━━━ GIVEN INFORMATION
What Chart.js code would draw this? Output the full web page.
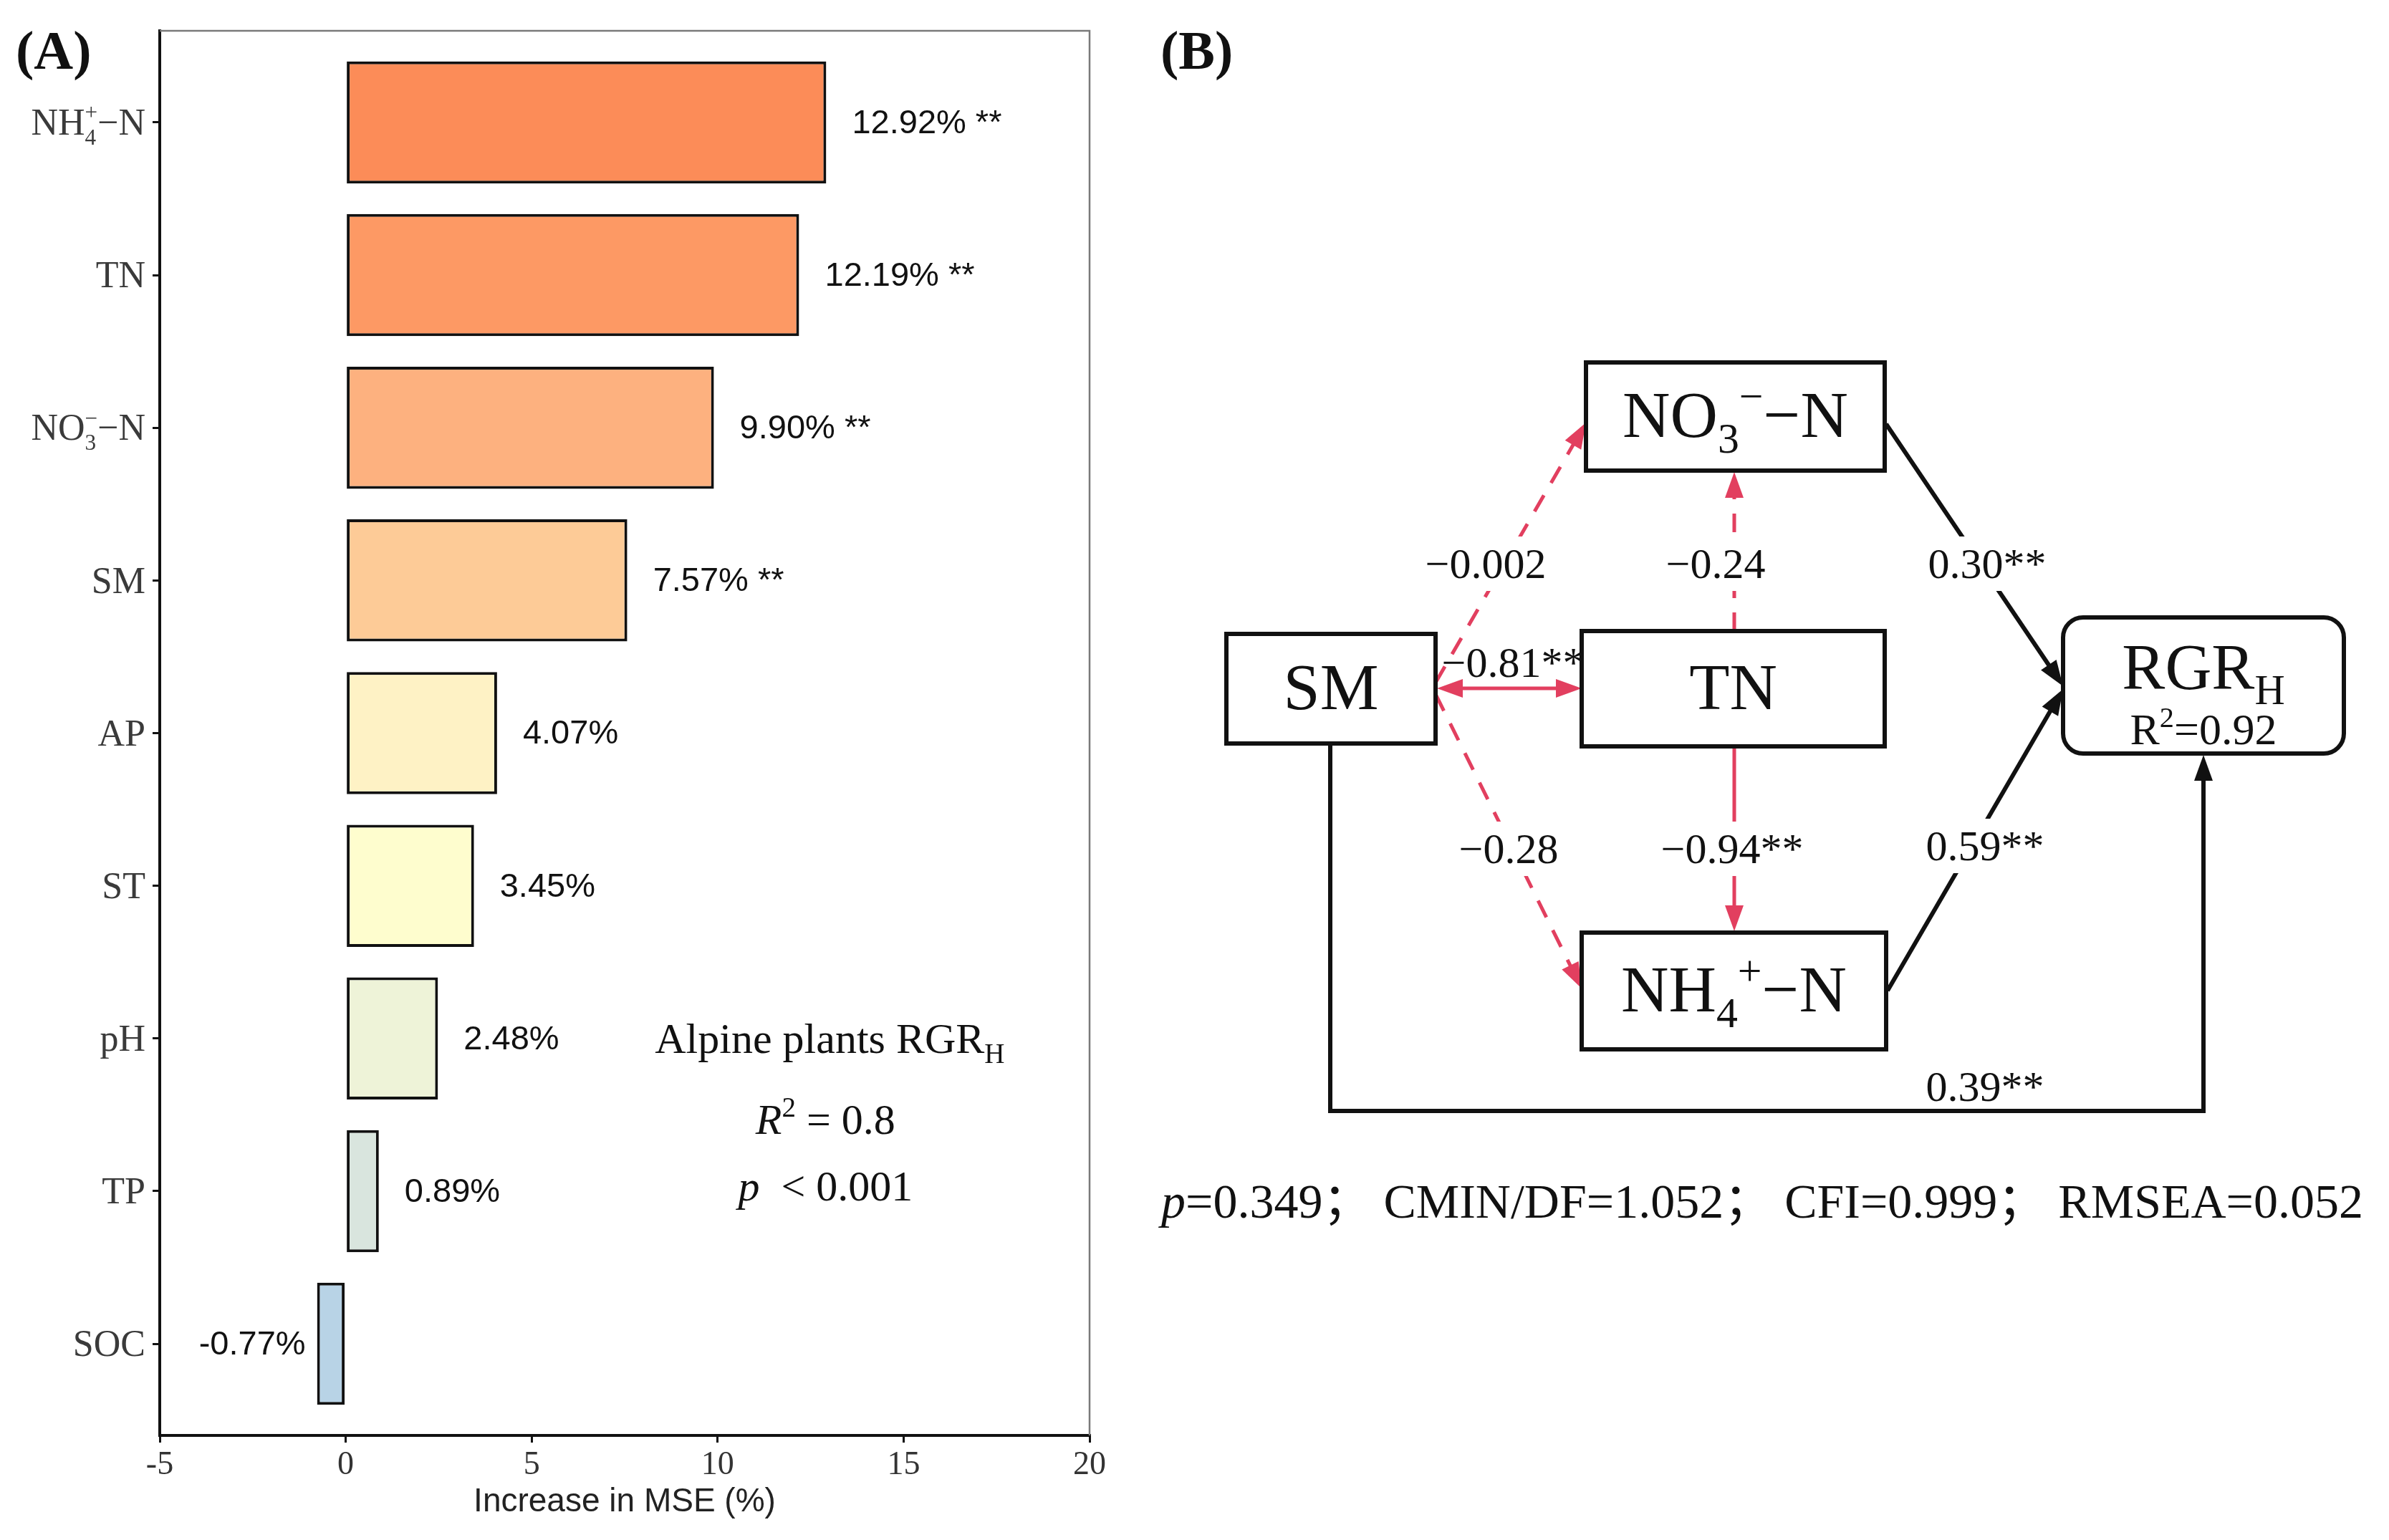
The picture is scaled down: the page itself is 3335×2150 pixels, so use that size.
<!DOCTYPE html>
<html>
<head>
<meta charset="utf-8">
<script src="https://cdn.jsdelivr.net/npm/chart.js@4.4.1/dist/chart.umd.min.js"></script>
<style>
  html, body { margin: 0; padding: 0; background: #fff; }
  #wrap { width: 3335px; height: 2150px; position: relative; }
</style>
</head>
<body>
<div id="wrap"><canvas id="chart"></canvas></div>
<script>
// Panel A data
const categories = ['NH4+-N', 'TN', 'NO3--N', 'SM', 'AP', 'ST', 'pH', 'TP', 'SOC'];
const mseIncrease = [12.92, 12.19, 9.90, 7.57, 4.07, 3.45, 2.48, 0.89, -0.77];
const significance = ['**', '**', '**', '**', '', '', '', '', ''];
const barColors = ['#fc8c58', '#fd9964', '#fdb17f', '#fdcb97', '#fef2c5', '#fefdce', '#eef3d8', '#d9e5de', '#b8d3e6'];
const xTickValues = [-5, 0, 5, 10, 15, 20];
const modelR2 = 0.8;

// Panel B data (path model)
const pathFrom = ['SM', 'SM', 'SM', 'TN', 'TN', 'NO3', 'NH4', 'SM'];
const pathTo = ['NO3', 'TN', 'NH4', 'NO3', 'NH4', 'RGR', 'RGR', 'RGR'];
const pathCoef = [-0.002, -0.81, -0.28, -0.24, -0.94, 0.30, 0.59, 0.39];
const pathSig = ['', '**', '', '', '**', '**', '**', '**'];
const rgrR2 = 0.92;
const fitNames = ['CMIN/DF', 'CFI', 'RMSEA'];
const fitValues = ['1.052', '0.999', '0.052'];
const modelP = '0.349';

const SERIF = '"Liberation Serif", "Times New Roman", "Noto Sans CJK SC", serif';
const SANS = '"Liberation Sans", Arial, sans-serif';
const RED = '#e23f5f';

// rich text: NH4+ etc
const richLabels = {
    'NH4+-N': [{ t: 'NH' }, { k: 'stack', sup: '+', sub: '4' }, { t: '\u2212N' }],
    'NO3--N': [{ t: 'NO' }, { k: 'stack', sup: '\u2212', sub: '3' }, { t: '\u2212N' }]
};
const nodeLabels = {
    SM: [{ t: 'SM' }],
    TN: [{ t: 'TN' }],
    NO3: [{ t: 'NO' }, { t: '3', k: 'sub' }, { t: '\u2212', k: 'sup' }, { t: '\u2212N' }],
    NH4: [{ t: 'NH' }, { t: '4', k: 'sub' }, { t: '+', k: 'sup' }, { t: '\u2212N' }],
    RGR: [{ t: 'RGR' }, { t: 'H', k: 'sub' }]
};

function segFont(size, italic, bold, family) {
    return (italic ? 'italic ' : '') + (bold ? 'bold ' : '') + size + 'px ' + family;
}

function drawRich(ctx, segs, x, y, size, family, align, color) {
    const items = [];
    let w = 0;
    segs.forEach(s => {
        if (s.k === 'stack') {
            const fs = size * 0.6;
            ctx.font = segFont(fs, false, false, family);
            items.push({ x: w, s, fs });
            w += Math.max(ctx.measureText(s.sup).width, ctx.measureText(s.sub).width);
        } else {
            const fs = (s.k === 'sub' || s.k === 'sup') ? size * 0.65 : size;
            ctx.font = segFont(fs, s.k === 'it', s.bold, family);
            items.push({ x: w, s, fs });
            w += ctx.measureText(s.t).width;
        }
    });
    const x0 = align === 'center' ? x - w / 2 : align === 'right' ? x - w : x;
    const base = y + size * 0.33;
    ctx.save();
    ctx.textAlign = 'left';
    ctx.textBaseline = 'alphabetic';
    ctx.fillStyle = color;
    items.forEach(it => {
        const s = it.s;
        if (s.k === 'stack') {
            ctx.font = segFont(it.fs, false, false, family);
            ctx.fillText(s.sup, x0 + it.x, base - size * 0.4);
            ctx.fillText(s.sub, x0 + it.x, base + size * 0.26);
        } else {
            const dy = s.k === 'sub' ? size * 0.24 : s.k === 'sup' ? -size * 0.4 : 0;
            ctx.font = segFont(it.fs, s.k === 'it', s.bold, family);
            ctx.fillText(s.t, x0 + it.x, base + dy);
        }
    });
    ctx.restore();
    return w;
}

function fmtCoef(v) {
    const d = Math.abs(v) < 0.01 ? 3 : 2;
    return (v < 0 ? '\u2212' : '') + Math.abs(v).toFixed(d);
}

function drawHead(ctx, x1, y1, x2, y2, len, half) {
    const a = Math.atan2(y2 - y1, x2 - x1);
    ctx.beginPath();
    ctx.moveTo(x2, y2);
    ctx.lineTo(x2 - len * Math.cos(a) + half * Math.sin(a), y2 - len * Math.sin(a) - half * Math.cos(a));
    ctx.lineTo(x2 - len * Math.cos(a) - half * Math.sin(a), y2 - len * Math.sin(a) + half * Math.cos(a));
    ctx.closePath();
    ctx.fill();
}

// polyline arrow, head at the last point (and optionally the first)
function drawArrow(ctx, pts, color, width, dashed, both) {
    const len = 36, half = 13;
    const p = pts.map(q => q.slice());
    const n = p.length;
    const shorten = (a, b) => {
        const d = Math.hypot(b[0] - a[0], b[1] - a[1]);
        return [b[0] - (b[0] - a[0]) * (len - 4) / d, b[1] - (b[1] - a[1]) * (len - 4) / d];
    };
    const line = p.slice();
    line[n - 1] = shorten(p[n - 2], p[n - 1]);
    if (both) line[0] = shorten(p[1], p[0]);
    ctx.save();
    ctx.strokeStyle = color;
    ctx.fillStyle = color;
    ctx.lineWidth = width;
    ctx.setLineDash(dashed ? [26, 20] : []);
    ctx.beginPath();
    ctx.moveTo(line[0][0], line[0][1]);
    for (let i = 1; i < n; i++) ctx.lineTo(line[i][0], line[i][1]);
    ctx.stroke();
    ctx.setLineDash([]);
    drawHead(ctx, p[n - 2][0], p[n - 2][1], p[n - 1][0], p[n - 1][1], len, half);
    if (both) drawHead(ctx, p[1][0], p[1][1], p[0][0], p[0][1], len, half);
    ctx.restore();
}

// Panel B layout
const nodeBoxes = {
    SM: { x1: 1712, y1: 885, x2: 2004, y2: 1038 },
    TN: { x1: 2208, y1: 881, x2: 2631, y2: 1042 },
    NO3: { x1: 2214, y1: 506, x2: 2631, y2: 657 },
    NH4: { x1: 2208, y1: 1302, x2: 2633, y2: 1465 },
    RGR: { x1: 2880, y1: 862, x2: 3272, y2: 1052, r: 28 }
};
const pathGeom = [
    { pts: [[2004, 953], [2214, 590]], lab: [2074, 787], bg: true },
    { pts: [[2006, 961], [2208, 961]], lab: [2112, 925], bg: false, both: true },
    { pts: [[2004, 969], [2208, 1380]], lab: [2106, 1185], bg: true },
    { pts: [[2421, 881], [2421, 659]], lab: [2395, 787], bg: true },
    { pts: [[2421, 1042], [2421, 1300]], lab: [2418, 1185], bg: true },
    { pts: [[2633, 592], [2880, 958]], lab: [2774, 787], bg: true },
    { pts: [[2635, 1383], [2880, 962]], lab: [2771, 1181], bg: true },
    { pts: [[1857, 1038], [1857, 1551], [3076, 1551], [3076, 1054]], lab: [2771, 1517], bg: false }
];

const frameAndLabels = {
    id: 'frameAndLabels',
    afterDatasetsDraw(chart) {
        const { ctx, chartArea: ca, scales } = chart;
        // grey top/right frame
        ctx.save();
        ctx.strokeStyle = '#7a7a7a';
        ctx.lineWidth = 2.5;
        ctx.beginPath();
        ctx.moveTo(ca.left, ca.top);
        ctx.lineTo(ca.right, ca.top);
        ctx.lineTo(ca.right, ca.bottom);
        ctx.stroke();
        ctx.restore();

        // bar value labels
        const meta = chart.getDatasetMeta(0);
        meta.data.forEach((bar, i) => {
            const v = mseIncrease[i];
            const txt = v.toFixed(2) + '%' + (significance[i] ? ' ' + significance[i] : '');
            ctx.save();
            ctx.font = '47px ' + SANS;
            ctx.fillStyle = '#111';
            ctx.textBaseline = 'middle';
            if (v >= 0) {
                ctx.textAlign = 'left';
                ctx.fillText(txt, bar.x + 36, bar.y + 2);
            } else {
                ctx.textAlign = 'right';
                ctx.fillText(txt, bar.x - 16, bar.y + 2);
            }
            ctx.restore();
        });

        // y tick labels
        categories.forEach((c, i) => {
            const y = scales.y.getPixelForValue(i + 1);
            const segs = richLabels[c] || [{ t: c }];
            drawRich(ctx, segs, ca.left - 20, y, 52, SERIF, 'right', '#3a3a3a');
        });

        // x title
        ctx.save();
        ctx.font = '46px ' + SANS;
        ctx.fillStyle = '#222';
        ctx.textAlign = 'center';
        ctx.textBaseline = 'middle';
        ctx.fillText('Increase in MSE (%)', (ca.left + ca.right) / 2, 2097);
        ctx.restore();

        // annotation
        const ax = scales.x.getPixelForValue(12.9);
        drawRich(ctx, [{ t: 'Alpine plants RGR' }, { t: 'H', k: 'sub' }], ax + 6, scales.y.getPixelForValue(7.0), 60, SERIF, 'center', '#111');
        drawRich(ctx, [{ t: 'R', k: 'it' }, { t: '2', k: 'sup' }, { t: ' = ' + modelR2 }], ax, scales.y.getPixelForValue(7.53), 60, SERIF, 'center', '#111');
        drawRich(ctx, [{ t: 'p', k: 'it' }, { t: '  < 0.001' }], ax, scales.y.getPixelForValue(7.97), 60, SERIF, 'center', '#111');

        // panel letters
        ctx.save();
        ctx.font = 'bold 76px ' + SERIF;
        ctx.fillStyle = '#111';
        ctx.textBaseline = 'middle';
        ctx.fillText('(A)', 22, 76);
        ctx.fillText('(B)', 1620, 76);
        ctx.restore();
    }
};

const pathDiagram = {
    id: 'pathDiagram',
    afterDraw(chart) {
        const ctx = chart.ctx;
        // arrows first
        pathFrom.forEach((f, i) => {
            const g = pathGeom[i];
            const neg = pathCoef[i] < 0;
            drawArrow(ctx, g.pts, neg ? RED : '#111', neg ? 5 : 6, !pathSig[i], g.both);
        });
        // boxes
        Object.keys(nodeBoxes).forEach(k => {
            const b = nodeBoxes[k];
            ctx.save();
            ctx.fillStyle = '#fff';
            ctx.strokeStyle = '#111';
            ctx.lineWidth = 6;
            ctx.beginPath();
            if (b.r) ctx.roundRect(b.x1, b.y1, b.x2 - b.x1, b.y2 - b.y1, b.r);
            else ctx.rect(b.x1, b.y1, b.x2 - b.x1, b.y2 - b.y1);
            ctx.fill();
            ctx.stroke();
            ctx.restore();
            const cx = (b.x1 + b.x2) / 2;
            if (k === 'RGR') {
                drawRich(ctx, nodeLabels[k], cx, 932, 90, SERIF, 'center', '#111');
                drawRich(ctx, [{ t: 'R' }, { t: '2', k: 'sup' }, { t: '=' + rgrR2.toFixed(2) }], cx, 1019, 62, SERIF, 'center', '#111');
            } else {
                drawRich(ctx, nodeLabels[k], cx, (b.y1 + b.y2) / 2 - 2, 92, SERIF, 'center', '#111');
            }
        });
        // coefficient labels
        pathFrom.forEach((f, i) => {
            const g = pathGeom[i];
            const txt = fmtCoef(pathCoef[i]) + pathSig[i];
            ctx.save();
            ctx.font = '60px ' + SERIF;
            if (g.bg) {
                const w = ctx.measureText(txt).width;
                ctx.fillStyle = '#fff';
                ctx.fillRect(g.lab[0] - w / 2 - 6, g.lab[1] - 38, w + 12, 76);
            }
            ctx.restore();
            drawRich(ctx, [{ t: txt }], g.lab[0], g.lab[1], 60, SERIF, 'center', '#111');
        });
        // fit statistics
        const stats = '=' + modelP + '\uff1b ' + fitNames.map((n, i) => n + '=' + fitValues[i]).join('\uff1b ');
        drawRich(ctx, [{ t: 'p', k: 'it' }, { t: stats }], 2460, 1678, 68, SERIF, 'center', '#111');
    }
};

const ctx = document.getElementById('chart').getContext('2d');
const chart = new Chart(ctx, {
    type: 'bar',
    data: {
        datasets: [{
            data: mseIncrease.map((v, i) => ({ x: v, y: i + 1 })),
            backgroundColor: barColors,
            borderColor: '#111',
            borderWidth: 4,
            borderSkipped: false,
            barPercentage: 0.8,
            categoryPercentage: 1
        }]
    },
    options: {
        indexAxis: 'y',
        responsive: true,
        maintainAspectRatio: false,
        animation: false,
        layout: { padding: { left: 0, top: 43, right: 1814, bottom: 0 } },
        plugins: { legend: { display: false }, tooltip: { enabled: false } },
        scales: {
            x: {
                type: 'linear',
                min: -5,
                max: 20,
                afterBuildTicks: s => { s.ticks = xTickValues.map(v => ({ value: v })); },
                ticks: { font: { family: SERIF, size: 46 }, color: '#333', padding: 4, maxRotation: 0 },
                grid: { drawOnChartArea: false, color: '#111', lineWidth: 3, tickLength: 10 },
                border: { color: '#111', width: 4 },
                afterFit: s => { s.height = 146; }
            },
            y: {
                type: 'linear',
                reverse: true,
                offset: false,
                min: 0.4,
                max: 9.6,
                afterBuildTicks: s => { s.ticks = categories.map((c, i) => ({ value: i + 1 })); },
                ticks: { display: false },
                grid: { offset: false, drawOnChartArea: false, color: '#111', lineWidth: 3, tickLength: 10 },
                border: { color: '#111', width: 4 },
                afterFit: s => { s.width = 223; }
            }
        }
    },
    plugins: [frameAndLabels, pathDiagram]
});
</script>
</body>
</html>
━━━━━━
TASK INSTRUCTIONS =>
Return every line containing "size".

ANSWER BELOW =>
The picture is scaled down: the page itself is 3335×2150 pixels, so use that size.
function segFont(size, italic, bold, family) {
    return (italic ? 'italic ' : '') + (bold ? 'bold ' : '') + size + 'px ' + family;
function drawRich(ctx, segs, x, y, size, family, align, color) {
            const fs = size * 0.6;
            const fs = (s.k === 'sub' || s.k === 'sup') ? size * 0.65 : size;
    const base = y + size * 0.33;
            ctx.fillText(s.sup, x0 + it.x, base - size * 0.4);
            ctx.fillText(s.sub, x0 + it.x, base + size * 0.26);
            const dy = s.k === 'sub' ? size * 0.24 : s.k === 'sup' ? -size * 0.4 : 0;
                ticks: { font: { family: SERIF, size: 46 }, color: '#333', padding: 4, maxRotation: 0 },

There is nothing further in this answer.